Both Crock-Pot and Instant Pot say their products can function as rice cookers. While that's technically true, I had a better experience preparing rice with the Crock-Pot.
I rinsed 1 cup of long grain rice in cold water four times. Then, I strained the grains and combined them with 1.5 cups (12 ounces, 355ml) of fresh water, a ratio common to traditional rice cookers. Finally, I sealed each machine and started its Rice program.
The automated setting for both cookers stopped running after about 10 to 12 minutes. I waited another 10 to 15 minutes, then released any remaining pressure using the float valve. The rice from the Crock-Pot came out relatively fluffy and with a pleasant texture, but the Instant Pot's rice was much too wet and mushy. And unlike the Instant Pot, the Crock-Pot's non-stick pot is a snap to wipe clean.
I whipped up a batch of chili in the Crock-Pot, too. The idea was to feel how the appliance handles making a full recipe. My ingredients were basic: just beans, ground beef, onions and spices.
I used the Crock-Pot's Brown/Saute function to sweat down minced garlic and onions without any issues. I was also able to brown a portion of ground beef inside its pot. The process felt slower with the Crock-Pot than it did in the Instant Pot. The latter's stainless steel pot caramelized the ingredients more, no doubt because of the metal pot radiating heat more evenly than the Crock-Pot's non-stick pan. As a result, the Instant Pot's chili came out with stronger meat flavor, more spice notes, and greater richness. The identical recipe in the Crock-Pot tasted muted by comparison.
As Crock-Pot's first stab at a pressurized electric multicooker, the $70 Crock-Pot Express Crock Multi-Cooker gets a lot right.
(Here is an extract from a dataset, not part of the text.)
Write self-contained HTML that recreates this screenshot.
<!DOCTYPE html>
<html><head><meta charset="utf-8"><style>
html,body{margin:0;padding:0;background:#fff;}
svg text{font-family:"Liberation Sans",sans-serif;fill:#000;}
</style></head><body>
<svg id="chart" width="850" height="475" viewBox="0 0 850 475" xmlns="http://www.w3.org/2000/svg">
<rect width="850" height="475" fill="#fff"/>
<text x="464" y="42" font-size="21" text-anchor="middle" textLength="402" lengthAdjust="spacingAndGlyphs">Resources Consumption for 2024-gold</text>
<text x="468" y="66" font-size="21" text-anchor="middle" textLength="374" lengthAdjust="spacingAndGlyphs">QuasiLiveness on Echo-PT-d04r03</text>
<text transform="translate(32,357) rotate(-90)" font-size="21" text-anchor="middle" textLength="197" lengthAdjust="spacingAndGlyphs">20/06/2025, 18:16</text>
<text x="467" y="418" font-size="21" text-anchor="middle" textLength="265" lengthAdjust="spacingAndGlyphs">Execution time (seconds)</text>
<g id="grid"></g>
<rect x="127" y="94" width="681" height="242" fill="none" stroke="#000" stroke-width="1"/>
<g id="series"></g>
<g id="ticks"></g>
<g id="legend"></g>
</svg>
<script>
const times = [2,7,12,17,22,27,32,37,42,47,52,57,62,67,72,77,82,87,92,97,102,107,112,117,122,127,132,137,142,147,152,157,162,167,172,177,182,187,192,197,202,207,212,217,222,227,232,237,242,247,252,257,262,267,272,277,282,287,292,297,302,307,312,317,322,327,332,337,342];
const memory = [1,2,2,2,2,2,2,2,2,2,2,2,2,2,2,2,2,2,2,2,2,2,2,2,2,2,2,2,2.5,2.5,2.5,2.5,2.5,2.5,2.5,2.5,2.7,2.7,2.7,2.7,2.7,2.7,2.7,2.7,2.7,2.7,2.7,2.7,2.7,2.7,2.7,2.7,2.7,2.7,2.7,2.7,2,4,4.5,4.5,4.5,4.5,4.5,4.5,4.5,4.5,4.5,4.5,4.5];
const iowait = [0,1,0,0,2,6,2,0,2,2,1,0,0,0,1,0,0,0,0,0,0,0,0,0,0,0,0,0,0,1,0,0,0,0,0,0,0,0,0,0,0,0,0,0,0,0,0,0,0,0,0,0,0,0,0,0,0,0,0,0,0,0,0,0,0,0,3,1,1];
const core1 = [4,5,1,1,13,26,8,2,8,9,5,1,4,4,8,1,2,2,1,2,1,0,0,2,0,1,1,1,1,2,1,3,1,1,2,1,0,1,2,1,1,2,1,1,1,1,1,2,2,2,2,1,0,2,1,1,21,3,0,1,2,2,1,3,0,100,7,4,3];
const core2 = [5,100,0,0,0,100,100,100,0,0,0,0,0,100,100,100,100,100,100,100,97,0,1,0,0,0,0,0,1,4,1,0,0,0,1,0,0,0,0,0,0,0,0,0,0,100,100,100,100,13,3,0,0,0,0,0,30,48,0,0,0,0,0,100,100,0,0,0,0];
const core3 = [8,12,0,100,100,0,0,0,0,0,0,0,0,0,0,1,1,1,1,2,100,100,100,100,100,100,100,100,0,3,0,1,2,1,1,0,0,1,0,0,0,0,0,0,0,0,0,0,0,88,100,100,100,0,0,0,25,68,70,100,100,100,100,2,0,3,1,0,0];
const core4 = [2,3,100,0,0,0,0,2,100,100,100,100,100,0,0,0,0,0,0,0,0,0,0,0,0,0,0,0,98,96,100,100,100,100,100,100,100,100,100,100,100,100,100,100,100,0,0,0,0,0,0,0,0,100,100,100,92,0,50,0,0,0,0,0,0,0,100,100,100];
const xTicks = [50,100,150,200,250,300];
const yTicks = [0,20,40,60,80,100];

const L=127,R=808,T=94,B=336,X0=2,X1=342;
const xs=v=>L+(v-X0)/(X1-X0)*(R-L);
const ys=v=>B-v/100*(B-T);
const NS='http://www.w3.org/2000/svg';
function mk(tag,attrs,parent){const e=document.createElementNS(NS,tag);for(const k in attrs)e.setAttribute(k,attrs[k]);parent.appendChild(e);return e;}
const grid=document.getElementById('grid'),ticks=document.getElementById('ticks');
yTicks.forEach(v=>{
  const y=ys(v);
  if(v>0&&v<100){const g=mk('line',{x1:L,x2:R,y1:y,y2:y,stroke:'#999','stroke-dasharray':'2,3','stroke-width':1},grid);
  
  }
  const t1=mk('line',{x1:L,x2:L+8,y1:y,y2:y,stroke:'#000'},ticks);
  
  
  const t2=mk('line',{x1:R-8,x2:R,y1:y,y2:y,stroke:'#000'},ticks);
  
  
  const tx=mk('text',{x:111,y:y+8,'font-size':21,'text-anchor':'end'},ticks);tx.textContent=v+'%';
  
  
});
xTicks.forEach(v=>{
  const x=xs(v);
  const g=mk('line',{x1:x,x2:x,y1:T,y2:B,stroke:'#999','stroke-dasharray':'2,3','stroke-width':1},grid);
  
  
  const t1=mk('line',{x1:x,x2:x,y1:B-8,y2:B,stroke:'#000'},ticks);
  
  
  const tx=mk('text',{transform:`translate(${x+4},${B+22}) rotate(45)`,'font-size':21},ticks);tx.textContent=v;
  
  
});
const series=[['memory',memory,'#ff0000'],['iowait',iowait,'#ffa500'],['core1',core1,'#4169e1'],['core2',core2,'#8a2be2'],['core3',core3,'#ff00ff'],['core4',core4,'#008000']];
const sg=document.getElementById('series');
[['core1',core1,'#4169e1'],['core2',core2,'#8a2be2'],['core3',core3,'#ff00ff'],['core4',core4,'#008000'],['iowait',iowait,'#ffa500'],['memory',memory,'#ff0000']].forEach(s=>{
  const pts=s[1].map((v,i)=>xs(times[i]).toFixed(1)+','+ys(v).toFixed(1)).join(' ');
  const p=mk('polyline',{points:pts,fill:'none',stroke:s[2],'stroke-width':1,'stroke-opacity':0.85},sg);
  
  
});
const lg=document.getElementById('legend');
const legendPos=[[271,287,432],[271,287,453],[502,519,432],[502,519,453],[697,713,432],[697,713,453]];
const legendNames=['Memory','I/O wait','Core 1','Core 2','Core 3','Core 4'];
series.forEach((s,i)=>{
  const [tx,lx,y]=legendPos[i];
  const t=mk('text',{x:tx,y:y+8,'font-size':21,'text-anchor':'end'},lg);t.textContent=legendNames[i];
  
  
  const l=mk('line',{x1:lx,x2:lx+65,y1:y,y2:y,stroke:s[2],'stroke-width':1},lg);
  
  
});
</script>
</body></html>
Its pressure cooker modes save lots of time and delivers satisfying results. The Crock-Pot conveniently browns and sautés ingredients in the same pot as well. And when you really want the taste of truly slow-cooked dishes, it can tackle that, too. The Crock-Pot is more forgiving with rice, and it's easier to operate. All this makes the Crock-Pot Express the clear choice for beginners. Savvy home cooks or those willing to put the time into the Instant Pot Lux 6-in-1 V3, though, will prefer its superior flavor.